As senior class speakers, Mukasa and Ra recalled those first moments at Whitman four years ago, and remembered the words that Murray said to them at that Convocation: Learn something new.

"When I first came to Whitman, I was terrified of being vulnerable," said Ra, who is from South Korea. "Over time, I learned that there were people who would love both my laughter and tears. I learned that we were young, and incomplete, and we'd always be making mistakes. But that's OK, because with every mistake we would teach each other something new."

Mukasa sang an original piece that she wrote after being inspired by Murray's address in 2015:

I hope today
I learn something new
I hope today
I learn something new
That the things I've learned long ago
Reflect what I've come to know
I hope today
I learn something new

"In my first year, I sang at the jazz choir concert, where my friends came to listen," Mukasa said. "Their faces never left the crowd when I performed for the next four years, and I knew that wherever I went, there would be people to cheer me on."

Fukushima, who was celebrating her 10-year reunion, shared her inspirational story of growing up in a world that challenged her abilities, then coming to Whitman College, entering a recording studio for the first time while studying abroad in France, earning her degree in rhetoric and film and media studies, and being able to travel the world through the Watson Fellowship program, and finding her voice as a RAPtivist. She called on the graduates to use the knowledge and privilege they've gained as graduates of Whitman College to embrace the power of their voice, the transformative power of listening, and lean in to the collective freedom songs they have to sing together.

"Don't let people put you into the box of who they think you could be or should be," Fukushima said. "You are now part of a small portion with the power and privilege that comes with a college degree. Remember that questions are just as valuable — if not invaluable — as supposedly having the 'right answers.'"

She reminded the students that they need each other, working together, to make radical changes to culture and the world around them.

"I implore you to speak. To sing.
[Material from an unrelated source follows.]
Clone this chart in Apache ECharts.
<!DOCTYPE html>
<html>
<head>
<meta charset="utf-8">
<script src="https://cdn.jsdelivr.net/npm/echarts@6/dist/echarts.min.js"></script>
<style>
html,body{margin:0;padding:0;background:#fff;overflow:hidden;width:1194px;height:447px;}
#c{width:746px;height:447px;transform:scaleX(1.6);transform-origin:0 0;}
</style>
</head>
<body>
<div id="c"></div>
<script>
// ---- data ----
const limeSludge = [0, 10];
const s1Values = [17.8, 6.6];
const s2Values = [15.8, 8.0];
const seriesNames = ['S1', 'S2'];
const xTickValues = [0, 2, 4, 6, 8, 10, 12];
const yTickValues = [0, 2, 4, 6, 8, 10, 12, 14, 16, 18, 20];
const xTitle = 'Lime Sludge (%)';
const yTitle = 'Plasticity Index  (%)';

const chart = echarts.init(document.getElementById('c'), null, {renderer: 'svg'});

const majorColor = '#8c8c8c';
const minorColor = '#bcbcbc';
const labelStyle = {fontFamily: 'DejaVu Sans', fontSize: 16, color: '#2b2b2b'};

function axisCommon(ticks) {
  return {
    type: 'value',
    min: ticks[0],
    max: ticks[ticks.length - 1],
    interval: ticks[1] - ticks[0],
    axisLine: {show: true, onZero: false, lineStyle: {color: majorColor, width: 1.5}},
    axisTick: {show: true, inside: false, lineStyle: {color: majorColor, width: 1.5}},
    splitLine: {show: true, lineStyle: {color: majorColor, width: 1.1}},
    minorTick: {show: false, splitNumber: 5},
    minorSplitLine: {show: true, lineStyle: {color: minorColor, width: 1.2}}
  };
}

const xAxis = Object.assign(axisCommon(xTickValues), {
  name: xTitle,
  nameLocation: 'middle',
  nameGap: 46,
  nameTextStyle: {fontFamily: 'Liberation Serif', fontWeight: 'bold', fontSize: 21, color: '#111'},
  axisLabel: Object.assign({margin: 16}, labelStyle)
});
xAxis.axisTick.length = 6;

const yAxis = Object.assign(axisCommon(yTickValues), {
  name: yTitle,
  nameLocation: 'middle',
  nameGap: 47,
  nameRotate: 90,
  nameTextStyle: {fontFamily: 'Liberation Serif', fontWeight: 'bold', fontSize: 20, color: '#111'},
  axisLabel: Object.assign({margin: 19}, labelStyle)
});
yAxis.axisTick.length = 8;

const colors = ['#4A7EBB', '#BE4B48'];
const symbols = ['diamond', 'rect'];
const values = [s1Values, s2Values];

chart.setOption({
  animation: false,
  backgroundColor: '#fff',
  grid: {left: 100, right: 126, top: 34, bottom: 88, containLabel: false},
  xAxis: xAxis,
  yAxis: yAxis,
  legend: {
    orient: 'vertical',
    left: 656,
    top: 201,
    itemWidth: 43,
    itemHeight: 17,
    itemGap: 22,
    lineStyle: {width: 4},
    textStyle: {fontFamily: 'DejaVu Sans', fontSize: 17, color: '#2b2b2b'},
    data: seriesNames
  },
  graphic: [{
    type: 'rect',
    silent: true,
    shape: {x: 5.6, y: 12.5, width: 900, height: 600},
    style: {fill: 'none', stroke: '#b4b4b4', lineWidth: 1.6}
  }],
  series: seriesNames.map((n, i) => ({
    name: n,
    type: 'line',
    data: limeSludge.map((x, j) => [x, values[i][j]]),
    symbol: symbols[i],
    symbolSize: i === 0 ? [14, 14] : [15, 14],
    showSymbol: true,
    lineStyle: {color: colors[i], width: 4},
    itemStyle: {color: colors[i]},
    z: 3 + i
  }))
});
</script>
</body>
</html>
To soar together and not mistake the silence between the notes as weaknesses," she said. "Even when the distance feels too far, the burden too heavy, we are not alone in the collective song.

"We need you, as much as you need each other."
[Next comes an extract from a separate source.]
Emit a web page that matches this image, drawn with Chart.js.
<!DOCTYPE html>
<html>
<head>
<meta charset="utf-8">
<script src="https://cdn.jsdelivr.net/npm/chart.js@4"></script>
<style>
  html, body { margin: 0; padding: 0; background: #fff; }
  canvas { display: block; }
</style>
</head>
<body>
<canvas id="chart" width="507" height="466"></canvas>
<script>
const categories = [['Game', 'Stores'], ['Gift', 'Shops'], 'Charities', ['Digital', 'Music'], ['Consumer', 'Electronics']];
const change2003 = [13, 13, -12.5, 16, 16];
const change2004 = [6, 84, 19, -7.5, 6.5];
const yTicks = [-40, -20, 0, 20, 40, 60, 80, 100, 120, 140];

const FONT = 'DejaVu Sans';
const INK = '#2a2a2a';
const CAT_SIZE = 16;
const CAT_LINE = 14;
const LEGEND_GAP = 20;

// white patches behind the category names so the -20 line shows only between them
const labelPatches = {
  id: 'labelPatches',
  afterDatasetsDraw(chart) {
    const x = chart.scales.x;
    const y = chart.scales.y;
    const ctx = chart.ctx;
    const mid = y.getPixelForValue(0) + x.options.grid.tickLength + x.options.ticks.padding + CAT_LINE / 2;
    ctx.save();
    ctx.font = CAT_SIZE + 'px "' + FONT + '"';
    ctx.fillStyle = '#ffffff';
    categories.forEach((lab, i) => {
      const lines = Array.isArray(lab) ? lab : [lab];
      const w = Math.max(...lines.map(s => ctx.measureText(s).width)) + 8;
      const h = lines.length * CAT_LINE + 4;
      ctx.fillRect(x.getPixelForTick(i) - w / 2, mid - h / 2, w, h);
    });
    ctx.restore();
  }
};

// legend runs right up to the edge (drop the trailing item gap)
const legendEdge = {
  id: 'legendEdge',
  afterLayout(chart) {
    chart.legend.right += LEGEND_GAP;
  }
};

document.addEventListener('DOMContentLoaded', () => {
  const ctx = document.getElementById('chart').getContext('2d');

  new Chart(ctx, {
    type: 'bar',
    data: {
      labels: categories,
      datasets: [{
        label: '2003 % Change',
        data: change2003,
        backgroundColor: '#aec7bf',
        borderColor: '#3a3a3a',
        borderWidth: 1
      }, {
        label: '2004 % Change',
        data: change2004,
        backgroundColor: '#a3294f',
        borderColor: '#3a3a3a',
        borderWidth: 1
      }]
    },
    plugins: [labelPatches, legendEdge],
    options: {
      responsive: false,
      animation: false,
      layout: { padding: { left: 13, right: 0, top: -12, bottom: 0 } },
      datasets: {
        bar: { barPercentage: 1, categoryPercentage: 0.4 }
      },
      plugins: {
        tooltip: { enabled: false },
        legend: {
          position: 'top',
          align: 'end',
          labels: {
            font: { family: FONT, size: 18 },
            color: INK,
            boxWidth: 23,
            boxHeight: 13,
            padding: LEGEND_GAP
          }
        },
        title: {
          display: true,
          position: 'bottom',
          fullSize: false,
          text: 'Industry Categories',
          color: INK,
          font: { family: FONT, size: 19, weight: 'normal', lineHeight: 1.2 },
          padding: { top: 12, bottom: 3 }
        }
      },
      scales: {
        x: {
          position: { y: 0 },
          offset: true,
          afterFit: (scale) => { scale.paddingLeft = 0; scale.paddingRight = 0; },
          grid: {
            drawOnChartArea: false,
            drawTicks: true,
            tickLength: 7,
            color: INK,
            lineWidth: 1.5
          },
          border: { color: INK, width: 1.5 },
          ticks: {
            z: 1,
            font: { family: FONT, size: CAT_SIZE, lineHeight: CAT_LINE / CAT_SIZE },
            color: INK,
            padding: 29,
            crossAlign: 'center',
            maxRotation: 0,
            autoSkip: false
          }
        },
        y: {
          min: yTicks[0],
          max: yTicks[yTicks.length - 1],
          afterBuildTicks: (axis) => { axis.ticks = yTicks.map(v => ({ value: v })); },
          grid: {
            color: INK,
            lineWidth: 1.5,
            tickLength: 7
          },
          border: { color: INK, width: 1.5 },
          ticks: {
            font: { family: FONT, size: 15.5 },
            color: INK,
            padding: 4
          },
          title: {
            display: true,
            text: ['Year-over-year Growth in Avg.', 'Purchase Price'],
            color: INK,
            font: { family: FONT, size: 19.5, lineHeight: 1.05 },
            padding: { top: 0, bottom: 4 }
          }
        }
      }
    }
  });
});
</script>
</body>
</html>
As Fukushima again congratulated the class on their accomplishments and Murray and Provost Alzada Tipton prepared to award their degrees, Fukushima again sang out:

"Birds flying high," she sang.

"You know how I feel," the students responded.

"Sun in the sky," she called out.

"You know how I feel," the class sang out.

"Breeze drifting on by, you know how I feel," Fukushima finished. "It's a new dawn, it's a new day. It's a new life for we. It's a new dawn, it's a new day. It's a new life for we."